MILWAUKEE (AP) — Election officials in Wisconsin’s largest county accused observers for President Donald Trump on Saturday of seeking to obstruct a recount of the presidential results, in some instances by objecting to every ballot tabulators pulled to count.

Trump requested the recount in Milwaukee and Dane counties, both heavily liberal, in hopes of undoing Democrat Joe Biden’s victory by about 20,600 votes. With no precedent for a recount reversing such a large margin, Trump’s strategy is widely seen as aimed at an eventual court challenge, part of a push in key states to undo his election loss.

A steady stream of Republican complaints in Milwaukee was putting the recount far behind schedule, county clerk George Christenson said. He said many Trump observers were breaking rules by constantly interrupting vote counters with questions and comments.

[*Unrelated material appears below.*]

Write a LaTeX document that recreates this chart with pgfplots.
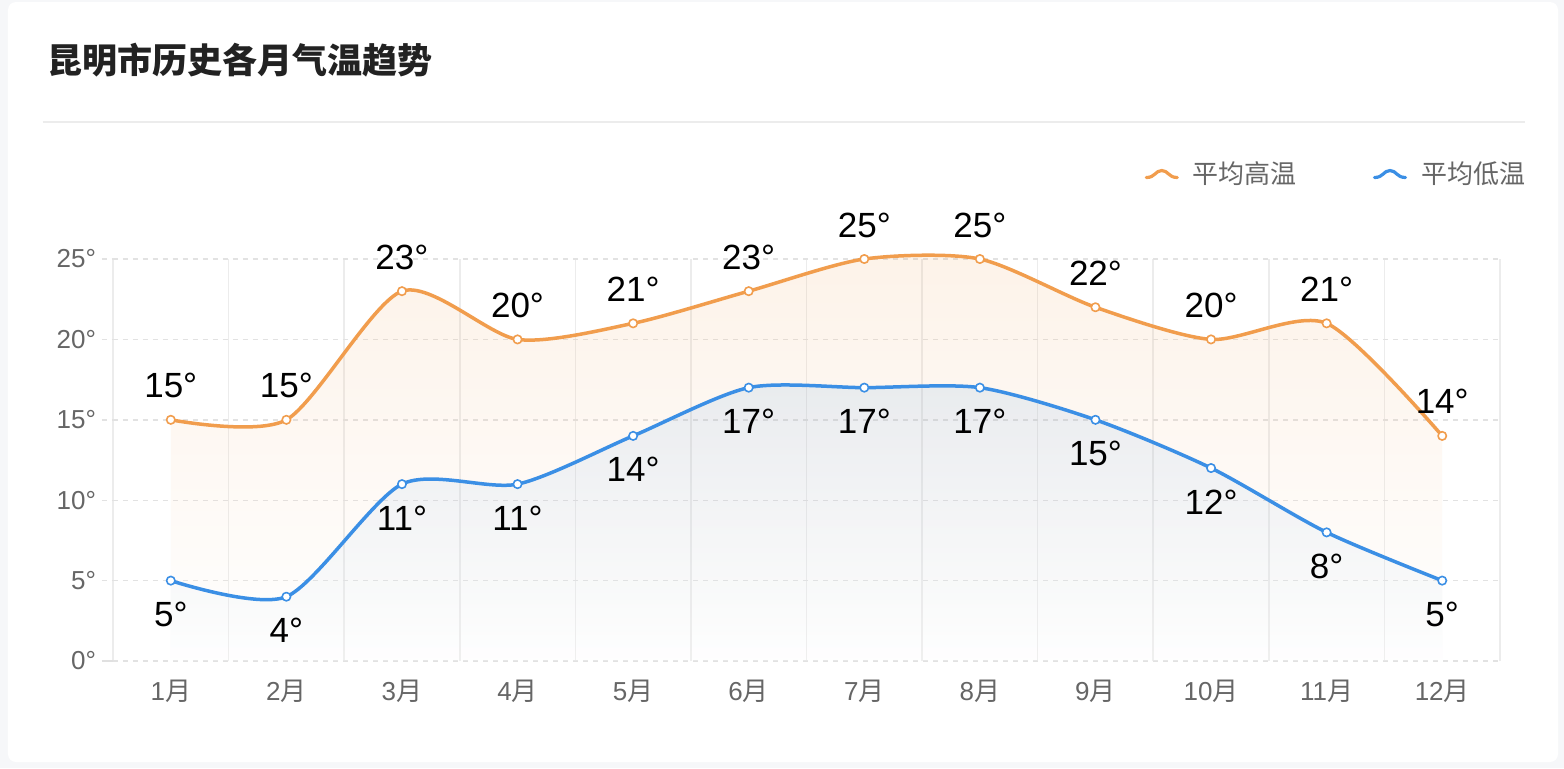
\documentclass[border=0pt]{standalone}
\usepackage{pgfplots}
\pgfplotsset{compat=1.18}
\usepackage{pgfplotstable}
\usepackage{fontspec}
\setmainfont{Liberation Sans}
\newfontfamily\cjk{Noto Sans CJK SC}

\definecolor{hiline}{HTML}{F19D4D}
\definecolor{loline}{HTML}{3B8FE5}
\definecolor{vgrid}{HTML}{ECECEC}
\definecolor{hgrid}{HTML}{E2E2E2}
\definecolor{baseline}{HTML}{E0E0E0}
\definecolor{ticktext}{HTML}{666666}
\definecolor{pagebg}{HTML}{F6F7F9}
\definecolor{titletext}{HTML}{222222}

% monthly average high / low temperatures (deg C)
\pgfplotstableread{
month high low
1  15  5
2  15  4
3  23 11
4  20 11
5  21 14
6  23 17
7  25 17
8  25 17
9  22 15
10 20 12
11 21  8
12 14  5
}\temps

\begin{document}
\begin{tikzpicture}
% page and card
\fill[pagebg] (-56.5pt,-53.5pt) rectangle (725.5pt,330.5pt);
\fill[white, rounded corners=4pt] (-52.5pt,-50.5pt) rectangle (722.5pt,329.5pt);
\useasboundingbox (-56.5pt,-53.5pt) rectangle (725.5pt,330.5pt);
% title and separator
\node[anchor=west, inner sep=0pt, text=titletext,
      font=\cjk\bfseries\fontsize{17.5}{20}\selectfont] at (-33pt,300.25pt) {昆明市历史各月气温趋势};
\draw[color=vgrid, line width=0.8pt] (-35pt,269.5pt) -- (706pt,269.5pt);

\begin{axis}[
  at={(0pt,0pt)}, anchor=south west,
  scale only axis, width=693.5pt, height=201pt,
  xmin=0.5, xmax=12.5, ymin=0, ymax=25,
  clip=false,
  axis line style={draw=none},
  /pgf/number format/assume math mode=true,
  tick label style={font=\fontsize{13}{15}\selectfont, text=ticktext},
  xtick={1,...,12},
  xticklabel={\pgfmathprintnumber{\tick}{\cjk 月}},
  xticklabel style={anchor=base, inner sep=0pt, yshift=-15.5pt},
  minor xtick={0.5,1.5,...,12.5},
  xminorgrids=true,
  minor x grid style={draw=vgrid, line width=0.8pt},
  xtick style={draw=none, /pgfplots/major tick length=0pt, /pgfplots/minor tick length=0pt},
  ytick pos=left,
  ytick={5,10,...,25},
  yticklabel={\pgfmathprintnumber{\tick}°},
  yticklabel style={anchor=east, inner sep=0pt, xshift=-4pt},
  ymajorgrids=true,
  major y grid style={draw=hgrid, line width=0.7pt, dash pattern=on 2.5pt off 2.5pt},
  tick align=outside,
  ytick style={draw=hgrid, line width=0.7pt, dash pattern=on 2.5pt off 2.5pt, /pgfplots/major tick length=5.5pt},
  extra y ticks={0},
  extra y tick style={
    major grid style={draw=baseline, line width=0.9pt, solid},
    ytick style={draw=baseline, line width=0.9pt, solid}},
  legend columns=2,
  legend style={at={(axis description cs:1.0181,1.2114)}, anchor=east,
    draw=none, fill=none, inner sep=0pt, outer sep=0pt,
    font=\cjk\fontsize{13}{15}\selectfont, text=ticktext,
    nodes={inner sep=0pt},
    /tikz/every odd column/.append style={column sep=7pt},
    /tikz/every even column/.append style={column sep=38pt}},
  legend image code/.code={
    \draw[#1, line width=1.6pt, line cap=round]
      (0pt,-1.75pt) .. controls (4.5pt,-1.75pt) and (4.5pt,1.75pt) .. (7.75pt,1.75pt)
      .. controls (11pt,1.75pt) and (11pt,-1.75pt) .. (15.5pt,-1.75pt);},
  /pgfplots/every node near coord/.append style={
    font=\fontsize{17.5}{20}\selectfont, text=black, inner sep=0pt},
]

% shaded areas under each curve
\addplot[forget plot, draw=none, smooth, tension=0.45, shade,
  top color=hiline, bottom color=white, fill opacity=0.12]
  table[x=month, y=high]{\temps} \closedcycle;
\addplot[forget plot, draw=none, smooth, tension=0.45, shade,
  top color=loline, bottom color=white, fill opacity=0.10]
  table[x=month, y=low]{\temps} \closedcycle;

% average high
\addplot[color=hiline, line width=1.75pt, line join=round, smooth, tension=0.45,
  mark=*, mark size=2.1pt,
  mark options={solid, fill=white, draw=hiline, line width=0.8pt},
  nodes near coords={\pgfmathprintnumber{\pgfplotspointmeta}°},
  every node near coord/.append style={anchor=base, yshift=11pt}]
  table[x=month, y=high]{\temps};
\addlegendentry{平均高温}

% average low
\addplot[color=loline, line width=1.75pt, line join=round, smooth, tension=0.45,
  mark=*, mark size=2.1pt,
  mark options={solid, fill=white, draw=loline, line width=0.8pt},
  nodes near coords={\pgfmathprintnumber{\pgfplotspointmeta}°},
  every node near coord/.append style={anchor=base, yshift=-23pt}]
  table[x=month, y=low]{\temps};
\addlegendentry{平均低温}
\end{axis}
\end{tikzpicture}
\end{document}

“That’s unacceptable,” he said. He said some of the Trump observers “clearly don’t know what they are doing.”

Tim Posnanski, a county election commissioner, told his fellow commissioners there appeared to be two Trump representatives at some tables where tabulators were counting ballots, violating rules that call for one observer from each campaign per table. Posnanski said some Trump representatives seemed to be posing as independents.

At one recount table, a Trump observer objected to every ballot that tabulators pulled from a bag simply because they were folded, election officials told the panel.

Posnanski called it “prima facie evidence of bad faith by the Trump campaign.” He added later: “I want to know what is going on and why there continues to be obstruction.”

Joe Voiland, a lawyer speaking to commission members on behalf of the Trump campaign, denied his side was acting in bad faith.

“I want to get to the point of dialing everything down … and not yelling at each other,” Voiland said.

At least one Trump observer was escorted out of the building by sheriff’s deputies Saturday after pushing an election official who had lifted her coat from an observer chair. Another Trump observer was removed Friday for not wearing a face mask properly as required.

Trump paid $3 million, as required by state law, for the partial recount that began Friday and must conclude by Dec. 1.

His team is seeking to disqualify ballots where election clerks filled in missing address information on the certification envelope where the ballot is inserted, even though the practice has long been accepted in Wisconsin.